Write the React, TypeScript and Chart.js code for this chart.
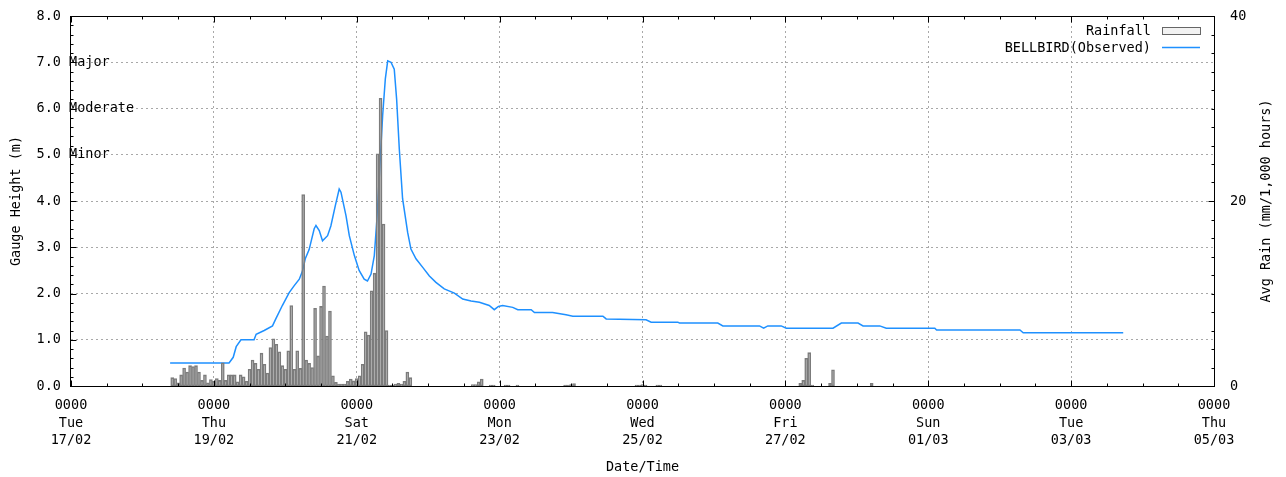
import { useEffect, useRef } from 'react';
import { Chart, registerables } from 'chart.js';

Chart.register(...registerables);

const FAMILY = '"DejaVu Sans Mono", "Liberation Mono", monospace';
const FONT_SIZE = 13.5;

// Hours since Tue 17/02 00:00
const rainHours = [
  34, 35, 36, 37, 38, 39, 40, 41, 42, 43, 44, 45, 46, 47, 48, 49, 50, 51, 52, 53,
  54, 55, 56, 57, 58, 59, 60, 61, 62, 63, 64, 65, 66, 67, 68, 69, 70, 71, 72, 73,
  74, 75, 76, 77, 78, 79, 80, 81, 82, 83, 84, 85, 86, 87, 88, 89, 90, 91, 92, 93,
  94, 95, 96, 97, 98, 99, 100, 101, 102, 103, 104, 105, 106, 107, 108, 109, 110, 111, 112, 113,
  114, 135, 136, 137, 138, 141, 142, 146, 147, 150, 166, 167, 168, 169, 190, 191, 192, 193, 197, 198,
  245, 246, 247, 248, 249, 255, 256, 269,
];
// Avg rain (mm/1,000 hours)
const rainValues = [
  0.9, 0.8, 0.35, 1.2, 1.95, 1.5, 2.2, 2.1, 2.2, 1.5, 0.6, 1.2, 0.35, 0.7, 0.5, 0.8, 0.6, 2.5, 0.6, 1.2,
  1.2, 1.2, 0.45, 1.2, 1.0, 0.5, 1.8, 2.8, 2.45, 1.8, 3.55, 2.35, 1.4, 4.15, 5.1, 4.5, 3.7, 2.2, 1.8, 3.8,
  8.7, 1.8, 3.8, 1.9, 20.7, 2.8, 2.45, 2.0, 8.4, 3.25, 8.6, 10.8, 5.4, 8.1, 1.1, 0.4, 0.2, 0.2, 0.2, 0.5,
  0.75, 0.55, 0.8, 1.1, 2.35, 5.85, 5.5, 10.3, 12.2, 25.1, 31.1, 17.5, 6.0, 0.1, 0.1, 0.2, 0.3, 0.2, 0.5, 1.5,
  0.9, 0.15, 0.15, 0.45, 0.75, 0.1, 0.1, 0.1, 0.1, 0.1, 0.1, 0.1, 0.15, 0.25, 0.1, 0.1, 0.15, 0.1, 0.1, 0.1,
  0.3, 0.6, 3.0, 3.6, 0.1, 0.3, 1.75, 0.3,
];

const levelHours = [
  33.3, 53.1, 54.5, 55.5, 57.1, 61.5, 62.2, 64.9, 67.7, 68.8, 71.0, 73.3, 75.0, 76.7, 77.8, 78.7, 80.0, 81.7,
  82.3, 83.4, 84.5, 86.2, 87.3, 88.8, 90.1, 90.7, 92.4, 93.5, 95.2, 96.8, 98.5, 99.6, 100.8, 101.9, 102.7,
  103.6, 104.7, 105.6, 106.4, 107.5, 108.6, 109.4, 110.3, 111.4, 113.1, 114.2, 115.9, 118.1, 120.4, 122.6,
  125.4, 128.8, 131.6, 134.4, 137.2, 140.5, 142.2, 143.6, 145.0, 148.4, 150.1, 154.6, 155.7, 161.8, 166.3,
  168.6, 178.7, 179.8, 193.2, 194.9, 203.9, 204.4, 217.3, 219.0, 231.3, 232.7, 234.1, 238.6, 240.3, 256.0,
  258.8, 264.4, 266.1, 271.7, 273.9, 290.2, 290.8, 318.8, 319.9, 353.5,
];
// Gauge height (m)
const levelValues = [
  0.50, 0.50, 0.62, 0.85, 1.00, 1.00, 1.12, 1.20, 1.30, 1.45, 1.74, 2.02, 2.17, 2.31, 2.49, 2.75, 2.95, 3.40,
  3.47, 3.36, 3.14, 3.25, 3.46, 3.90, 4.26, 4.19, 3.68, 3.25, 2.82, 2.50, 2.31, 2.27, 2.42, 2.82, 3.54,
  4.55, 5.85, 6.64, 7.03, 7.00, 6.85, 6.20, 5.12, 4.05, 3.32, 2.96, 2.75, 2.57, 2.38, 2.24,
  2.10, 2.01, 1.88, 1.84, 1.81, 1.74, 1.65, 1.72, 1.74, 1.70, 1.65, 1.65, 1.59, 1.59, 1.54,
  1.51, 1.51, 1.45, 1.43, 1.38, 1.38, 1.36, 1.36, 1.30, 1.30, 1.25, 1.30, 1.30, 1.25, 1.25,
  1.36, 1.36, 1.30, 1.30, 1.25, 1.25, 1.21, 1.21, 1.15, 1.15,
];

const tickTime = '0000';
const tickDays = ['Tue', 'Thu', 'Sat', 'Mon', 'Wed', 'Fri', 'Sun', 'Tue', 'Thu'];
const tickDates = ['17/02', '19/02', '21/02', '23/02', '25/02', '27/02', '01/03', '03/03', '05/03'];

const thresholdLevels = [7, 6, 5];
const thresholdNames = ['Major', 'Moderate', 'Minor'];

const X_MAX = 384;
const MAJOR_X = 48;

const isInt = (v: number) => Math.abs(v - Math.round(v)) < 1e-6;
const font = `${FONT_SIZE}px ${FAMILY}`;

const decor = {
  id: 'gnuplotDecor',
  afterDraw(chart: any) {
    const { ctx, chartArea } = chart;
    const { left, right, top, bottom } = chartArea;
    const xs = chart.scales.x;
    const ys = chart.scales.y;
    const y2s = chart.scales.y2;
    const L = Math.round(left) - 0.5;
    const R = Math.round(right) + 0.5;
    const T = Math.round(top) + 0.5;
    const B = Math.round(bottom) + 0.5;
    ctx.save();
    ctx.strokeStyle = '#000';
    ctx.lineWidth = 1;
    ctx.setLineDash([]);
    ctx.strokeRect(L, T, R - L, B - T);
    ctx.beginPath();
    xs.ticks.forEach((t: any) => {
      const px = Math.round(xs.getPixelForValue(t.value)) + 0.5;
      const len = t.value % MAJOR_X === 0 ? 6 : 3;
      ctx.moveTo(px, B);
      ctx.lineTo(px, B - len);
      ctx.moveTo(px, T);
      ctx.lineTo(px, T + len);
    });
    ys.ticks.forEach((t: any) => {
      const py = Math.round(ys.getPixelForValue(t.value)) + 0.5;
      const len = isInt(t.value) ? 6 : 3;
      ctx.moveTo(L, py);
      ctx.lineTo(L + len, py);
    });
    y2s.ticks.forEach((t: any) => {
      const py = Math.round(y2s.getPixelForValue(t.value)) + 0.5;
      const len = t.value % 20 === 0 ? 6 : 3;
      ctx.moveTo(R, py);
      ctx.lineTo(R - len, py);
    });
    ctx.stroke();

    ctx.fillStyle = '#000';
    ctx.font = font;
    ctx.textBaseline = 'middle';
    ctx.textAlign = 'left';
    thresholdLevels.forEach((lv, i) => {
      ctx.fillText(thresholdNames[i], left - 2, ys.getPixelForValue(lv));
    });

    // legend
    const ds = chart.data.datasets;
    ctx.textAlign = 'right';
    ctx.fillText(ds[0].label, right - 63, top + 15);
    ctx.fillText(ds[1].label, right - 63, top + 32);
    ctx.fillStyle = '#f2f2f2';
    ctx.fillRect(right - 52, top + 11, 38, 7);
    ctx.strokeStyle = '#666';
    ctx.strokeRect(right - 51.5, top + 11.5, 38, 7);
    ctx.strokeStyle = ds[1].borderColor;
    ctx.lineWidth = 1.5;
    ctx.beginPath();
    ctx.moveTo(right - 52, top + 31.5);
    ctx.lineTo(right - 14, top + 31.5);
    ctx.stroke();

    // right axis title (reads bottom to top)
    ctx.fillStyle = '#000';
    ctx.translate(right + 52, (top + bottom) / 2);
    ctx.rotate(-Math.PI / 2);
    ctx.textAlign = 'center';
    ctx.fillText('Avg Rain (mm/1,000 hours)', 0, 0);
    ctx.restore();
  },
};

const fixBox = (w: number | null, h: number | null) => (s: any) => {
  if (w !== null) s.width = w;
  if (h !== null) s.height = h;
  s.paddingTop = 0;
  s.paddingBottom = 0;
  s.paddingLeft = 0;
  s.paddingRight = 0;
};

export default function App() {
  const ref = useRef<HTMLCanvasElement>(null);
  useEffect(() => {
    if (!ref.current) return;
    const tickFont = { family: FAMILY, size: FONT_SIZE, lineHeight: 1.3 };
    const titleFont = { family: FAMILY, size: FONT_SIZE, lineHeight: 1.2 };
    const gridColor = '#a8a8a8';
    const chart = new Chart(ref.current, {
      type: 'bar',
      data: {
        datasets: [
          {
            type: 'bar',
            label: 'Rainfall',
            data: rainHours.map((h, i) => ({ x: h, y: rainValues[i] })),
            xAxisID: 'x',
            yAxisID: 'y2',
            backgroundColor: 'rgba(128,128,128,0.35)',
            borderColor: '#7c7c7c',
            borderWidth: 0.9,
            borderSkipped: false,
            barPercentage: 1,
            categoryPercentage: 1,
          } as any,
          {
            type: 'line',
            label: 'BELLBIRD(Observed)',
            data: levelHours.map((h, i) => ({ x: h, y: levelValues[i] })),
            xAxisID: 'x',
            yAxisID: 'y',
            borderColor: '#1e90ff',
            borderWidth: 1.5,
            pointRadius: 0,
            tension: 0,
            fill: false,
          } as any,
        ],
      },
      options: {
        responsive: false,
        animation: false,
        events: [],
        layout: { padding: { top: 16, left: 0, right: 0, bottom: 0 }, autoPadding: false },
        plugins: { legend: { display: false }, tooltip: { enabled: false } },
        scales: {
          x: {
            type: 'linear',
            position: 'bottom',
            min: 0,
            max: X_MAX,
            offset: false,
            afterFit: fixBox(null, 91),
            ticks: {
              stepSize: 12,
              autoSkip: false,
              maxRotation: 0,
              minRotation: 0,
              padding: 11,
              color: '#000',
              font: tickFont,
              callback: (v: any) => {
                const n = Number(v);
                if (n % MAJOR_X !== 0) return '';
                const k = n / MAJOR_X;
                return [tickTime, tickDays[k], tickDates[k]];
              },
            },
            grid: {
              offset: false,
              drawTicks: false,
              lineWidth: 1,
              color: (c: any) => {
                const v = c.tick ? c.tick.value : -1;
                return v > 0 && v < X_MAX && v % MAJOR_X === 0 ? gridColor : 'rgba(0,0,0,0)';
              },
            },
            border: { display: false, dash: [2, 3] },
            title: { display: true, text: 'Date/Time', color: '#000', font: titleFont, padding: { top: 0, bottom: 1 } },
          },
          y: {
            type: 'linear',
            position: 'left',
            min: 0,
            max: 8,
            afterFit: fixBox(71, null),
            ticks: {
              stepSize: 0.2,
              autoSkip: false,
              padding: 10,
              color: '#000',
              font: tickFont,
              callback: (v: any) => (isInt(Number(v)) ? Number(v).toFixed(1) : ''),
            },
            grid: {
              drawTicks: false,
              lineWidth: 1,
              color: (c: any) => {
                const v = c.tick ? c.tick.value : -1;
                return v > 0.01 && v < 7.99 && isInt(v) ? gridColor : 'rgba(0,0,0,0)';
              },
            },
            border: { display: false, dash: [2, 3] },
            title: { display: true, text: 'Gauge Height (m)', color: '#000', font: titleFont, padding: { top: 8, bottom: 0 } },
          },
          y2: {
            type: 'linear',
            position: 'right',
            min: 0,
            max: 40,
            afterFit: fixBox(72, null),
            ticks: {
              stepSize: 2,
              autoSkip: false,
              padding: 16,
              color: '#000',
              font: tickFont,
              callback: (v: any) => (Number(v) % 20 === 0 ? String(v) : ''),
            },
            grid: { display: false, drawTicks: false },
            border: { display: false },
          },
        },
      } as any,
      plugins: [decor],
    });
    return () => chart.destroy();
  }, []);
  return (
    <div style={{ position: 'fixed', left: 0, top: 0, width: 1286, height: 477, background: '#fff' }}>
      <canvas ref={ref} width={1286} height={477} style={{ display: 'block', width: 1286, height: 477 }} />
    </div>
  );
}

DO THIS –
Give again exactly the lines running from the beginning of the material above through the line that contains "const FONT_SIZE = 13.5;", and leave out every picture.

SOLUTION TO THIS PROBLEM –
Write the React, TypeScript and Chart.js code for this chart.
import { useEffect, useRef } from 'react';
import { Chart, registerables } from 'chart.js';

Chart.register(...registerables);

const FAMILY = '"DejaVu Sans Mono", "Liberation Mono", monospace';
const FONT_SIZE = 13.5;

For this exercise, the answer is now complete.